Work to do → Everything from the first line down to the line containing "0.057, 0.038, 0.019, 0.000];" is to be retyped exactly, both ends included, with pictures left out.

Data block →
** start **

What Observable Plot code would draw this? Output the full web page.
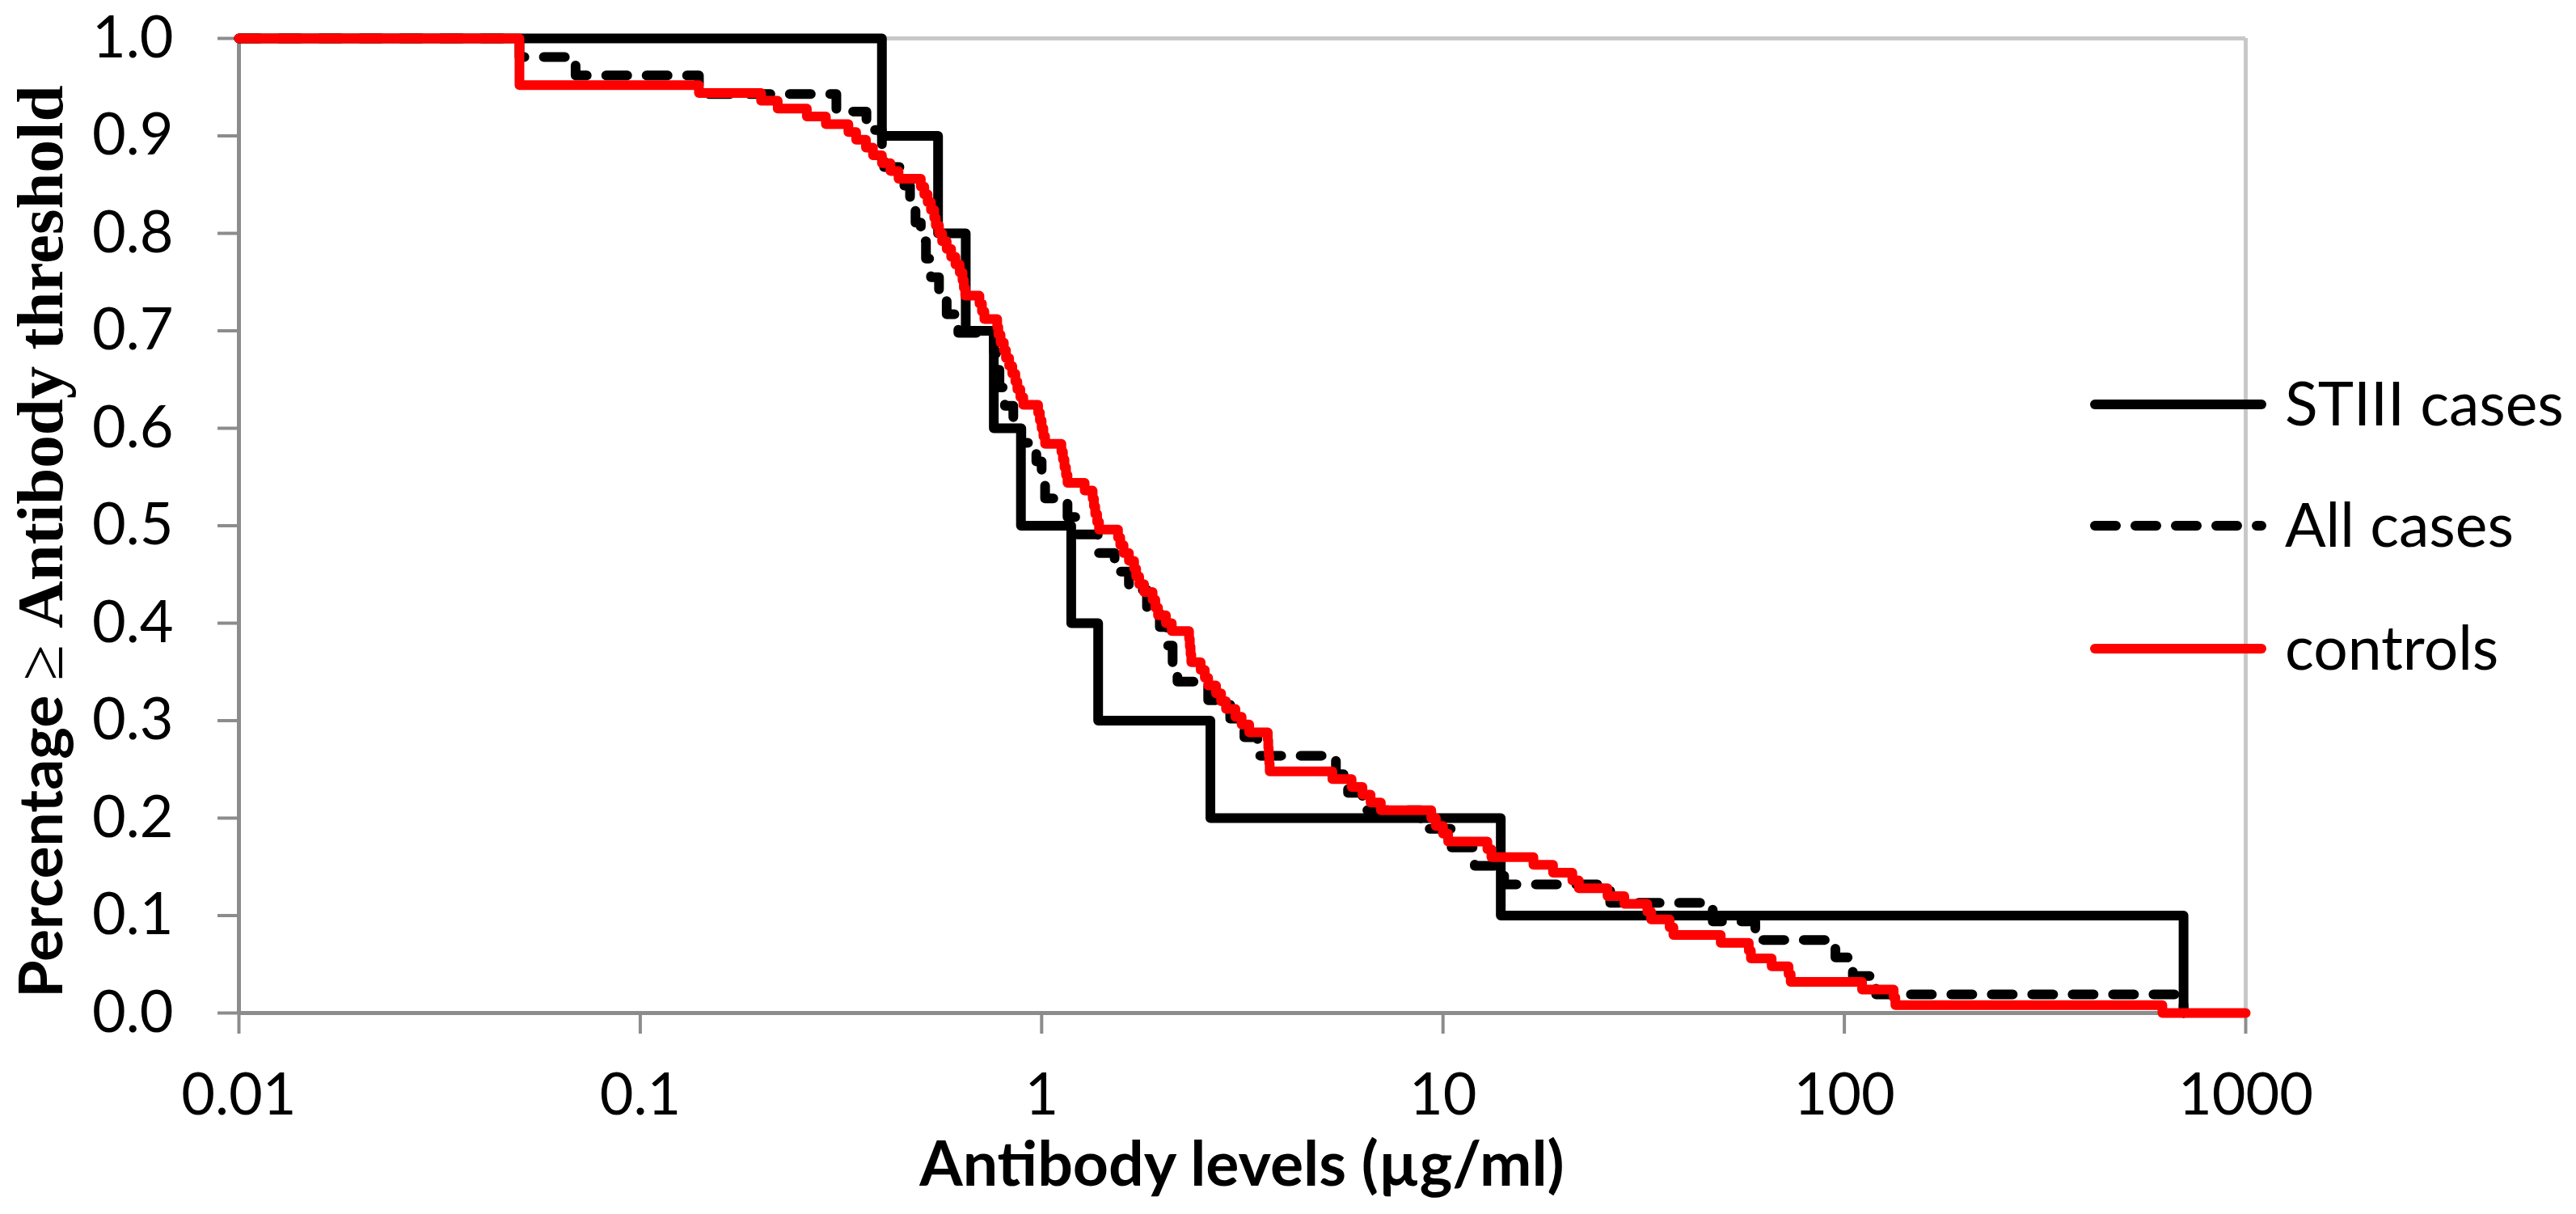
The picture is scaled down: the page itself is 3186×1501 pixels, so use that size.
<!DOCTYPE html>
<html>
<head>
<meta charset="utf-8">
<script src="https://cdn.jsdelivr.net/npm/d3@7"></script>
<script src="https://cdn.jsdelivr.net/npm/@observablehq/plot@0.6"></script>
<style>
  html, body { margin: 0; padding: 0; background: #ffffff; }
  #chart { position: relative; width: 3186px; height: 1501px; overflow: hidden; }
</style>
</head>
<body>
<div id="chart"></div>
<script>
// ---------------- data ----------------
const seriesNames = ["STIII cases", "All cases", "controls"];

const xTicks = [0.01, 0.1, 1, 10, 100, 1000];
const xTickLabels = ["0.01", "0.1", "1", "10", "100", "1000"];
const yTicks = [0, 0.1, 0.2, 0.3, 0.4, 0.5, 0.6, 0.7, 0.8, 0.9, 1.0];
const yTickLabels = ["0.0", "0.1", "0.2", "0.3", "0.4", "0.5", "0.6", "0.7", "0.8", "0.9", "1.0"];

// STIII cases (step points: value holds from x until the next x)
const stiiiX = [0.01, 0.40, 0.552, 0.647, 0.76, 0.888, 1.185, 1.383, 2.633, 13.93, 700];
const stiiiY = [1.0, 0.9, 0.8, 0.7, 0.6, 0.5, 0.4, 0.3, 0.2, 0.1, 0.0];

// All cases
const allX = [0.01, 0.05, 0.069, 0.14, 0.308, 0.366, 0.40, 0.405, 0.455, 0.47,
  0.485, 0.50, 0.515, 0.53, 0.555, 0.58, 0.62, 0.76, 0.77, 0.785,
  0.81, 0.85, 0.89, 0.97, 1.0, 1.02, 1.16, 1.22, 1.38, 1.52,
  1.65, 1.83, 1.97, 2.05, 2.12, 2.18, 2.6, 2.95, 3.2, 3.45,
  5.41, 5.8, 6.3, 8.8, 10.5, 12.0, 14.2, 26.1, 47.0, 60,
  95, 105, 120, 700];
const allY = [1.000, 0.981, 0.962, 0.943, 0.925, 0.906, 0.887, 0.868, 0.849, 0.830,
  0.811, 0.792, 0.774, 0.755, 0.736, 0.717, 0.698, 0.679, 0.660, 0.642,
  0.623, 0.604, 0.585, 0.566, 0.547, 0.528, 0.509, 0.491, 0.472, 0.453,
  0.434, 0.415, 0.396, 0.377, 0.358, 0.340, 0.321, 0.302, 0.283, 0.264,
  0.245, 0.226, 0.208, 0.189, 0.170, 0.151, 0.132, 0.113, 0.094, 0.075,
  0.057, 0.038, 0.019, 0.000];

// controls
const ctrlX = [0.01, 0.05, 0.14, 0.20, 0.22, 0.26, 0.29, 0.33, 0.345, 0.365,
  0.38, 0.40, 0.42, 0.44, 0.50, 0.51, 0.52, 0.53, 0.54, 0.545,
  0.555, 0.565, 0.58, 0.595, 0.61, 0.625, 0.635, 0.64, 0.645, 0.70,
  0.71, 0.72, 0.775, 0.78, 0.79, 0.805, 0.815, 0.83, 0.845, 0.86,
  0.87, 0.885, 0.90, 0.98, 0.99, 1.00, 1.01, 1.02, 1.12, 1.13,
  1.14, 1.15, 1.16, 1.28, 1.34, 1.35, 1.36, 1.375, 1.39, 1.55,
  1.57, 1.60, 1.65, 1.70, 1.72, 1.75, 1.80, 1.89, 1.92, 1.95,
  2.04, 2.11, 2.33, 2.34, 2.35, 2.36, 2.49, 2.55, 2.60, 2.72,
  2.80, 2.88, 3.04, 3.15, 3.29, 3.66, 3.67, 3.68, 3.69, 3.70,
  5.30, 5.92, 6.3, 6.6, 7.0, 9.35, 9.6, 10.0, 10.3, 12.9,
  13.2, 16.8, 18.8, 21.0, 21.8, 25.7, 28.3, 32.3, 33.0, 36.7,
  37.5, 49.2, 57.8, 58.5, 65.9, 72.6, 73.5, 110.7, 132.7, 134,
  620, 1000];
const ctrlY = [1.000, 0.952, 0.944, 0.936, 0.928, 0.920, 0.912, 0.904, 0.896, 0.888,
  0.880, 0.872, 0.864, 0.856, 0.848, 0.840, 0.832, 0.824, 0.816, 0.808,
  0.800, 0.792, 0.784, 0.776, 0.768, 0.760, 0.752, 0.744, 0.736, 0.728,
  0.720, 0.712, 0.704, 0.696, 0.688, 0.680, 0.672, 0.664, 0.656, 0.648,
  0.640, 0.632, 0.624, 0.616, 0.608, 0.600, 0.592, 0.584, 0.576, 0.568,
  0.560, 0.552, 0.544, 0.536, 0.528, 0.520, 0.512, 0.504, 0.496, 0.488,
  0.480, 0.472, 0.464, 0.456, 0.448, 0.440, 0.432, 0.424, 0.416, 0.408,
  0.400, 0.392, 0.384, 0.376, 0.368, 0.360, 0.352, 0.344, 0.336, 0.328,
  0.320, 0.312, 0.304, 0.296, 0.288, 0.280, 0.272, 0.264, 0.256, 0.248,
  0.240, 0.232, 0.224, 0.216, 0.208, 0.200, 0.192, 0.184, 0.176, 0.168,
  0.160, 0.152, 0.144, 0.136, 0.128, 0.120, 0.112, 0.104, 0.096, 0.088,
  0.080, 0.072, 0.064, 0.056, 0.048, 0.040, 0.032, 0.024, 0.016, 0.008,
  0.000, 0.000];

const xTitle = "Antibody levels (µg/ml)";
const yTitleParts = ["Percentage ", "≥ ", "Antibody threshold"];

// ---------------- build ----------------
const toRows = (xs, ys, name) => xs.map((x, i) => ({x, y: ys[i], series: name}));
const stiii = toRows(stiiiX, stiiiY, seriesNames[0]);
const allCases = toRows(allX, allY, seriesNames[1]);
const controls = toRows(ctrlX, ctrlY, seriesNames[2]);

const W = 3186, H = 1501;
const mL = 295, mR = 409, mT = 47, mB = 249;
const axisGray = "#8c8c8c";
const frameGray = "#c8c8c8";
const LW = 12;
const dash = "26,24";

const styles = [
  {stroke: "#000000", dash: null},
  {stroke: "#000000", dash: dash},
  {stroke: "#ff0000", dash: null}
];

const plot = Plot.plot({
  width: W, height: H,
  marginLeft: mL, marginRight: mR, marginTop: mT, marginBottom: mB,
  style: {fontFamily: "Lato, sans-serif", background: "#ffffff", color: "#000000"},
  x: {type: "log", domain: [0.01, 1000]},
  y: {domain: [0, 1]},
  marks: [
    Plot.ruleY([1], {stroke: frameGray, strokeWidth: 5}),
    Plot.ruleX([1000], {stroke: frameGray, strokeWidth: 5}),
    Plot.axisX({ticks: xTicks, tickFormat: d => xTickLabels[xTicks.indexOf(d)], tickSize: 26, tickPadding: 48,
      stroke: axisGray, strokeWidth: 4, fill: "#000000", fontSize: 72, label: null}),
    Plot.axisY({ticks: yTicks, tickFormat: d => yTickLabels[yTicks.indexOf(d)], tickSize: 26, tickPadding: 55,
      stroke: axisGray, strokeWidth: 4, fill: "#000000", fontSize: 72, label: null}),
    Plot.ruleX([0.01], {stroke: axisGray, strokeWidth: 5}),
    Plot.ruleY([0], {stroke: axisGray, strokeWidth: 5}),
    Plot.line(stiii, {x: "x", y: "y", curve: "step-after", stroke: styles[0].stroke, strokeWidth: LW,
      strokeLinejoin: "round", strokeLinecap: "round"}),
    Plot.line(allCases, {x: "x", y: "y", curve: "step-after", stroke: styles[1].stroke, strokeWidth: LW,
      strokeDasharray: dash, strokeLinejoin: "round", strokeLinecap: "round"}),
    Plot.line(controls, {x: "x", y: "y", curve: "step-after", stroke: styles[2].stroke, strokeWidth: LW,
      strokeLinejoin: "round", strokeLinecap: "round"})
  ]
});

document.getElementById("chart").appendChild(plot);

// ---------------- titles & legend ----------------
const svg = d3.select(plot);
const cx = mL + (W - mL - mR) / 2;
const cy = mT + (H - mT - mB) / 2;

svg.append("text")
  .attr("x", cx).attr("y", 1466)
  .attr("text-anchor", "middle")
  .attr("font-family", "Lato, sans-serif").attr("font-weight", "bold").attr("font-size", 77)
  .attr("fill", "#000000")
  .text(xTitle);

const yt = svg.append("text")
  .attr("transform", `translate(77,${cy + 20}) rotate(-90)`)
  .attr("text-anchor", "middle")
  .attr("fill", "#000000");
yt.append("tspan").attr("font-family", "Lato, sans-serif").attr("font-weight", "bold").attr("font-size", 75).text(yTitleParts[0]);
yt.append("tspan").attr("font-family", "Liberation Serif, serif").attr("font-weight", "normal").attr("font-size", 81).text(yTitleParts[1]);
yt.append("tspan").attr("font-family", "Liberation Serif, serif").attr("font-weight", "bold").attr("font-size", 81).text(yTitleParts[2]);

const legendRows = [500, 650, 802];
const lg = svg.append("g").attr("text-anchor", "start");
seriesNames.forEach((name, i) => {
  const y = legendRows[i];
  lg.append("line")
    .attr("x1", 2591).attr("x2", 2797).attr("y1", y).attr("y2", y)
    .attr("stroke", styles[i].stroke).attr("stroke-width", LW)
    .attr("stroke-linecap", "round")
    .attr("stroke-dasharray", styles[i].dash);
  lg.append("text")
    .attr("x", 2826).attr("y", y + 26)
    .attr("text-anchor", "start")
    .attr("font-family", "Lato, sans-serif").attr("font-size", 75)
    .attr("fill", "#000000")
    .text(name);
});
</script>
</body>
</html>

** end **

Complete output →
What Observable Plot code would draw this? Output the full web page.
The picture is scaled down: the page itself is 3186×1501 pixels, so use that size.
<!DOCTYPE html>
<html>
<head>
<meta charset="utf-8">
<script src="https://cdn.jsdelivr.net/npm/d3@7"></script>
<script src="https://cdn.jsdelivr.net/npm/@observablehq/plot@0.6"></script>
<style>
  html, body { margin: 0; padding: 0; background: #ffffff; }
  #chart { position: relative; width: 3186px; height: 1501px; overflow: hidden; }
</style>
</head>
<body>
<div id="chart"></div>
<script>
// ---------------- data ----------------
const seriesNames = ["STIII cases", "All cases", "controls"];

const xTicks = [0.01, 0.1, 1, 10, 100, 1000];
const xTickLabels = ["0.01", "0.1", "1", "10", "100", "1000"];
const yTicks = [0, 0.1, 0.2, 0.3, 0.4, 0.5, 0.6, 0.7, 0.8, 0.9, 1.0];
const yTickLabels = ["0.0", "0.1", "0.2", "0.3", "0.4", "0.5", "0.6", "0.7", "0.8", "0.9", "1.0"];

// STIII cases (step points: value holds from x until the next x)
const stiiiX = [0.01, 0.40, 0.552, 0.647, 0.76, 0.888, 1.185, 1.383, 2.633, 13.93, 700];
const stiiiY = [1.0, 0.9, 0.8, 0.7, 0.6, 0.5, 0.4, 0.3, 0.2, 0.1, 0.0];

// All cases
const allX = [0.01, 0.05, 0.069, 0.14, 0.308, 0.366, 0.40, 0.405, 0.455, 0.47,
  0.485, 0.50, 0.515, 0.53, 0.555, 0.58, 0.62, 0.76, 0.77, 0.785,
  0.81, 0.85, 0.89, 0.97, 1.0, 1.02, 1.16, 1.22, 1.38, 1.52,
  1.65, 1.83, 1.97, 2.05, 2.12, 2.18, 2.6, 2.95, 3.2, 3.45,
  5.41, 5.8, 6.3, 8.8, 10.5, 12.0, 14.2, 26.1, 47.0, 60,
  95, 105, 120, 700];
const allY = [1.000, 0.981, 0.962, 0.943, 0.925, 0.906, 0.887, 0.868, 0.849, 0.830,
  0.811, 0.792, 0.774, 0.755, 0.736, 0.717, 0.698, 0.679, 0.660, 0.642,
  0.623, 0.604, 0.585, 0.566, 0.547, 0.528, 0.509, 0.491, 0.472, 0.453,
  0.434, 0.415, 0.396, 0.377, 0.358, 0.340, 0.321, 0.302, 0.283, 0.264,
  0.245, 0.226, 0.208, 0.189, 0.170, 0.151, 0.132, 0.113, 0.094, 0.075,
  0.057, 0.038, 0.019, 0.000];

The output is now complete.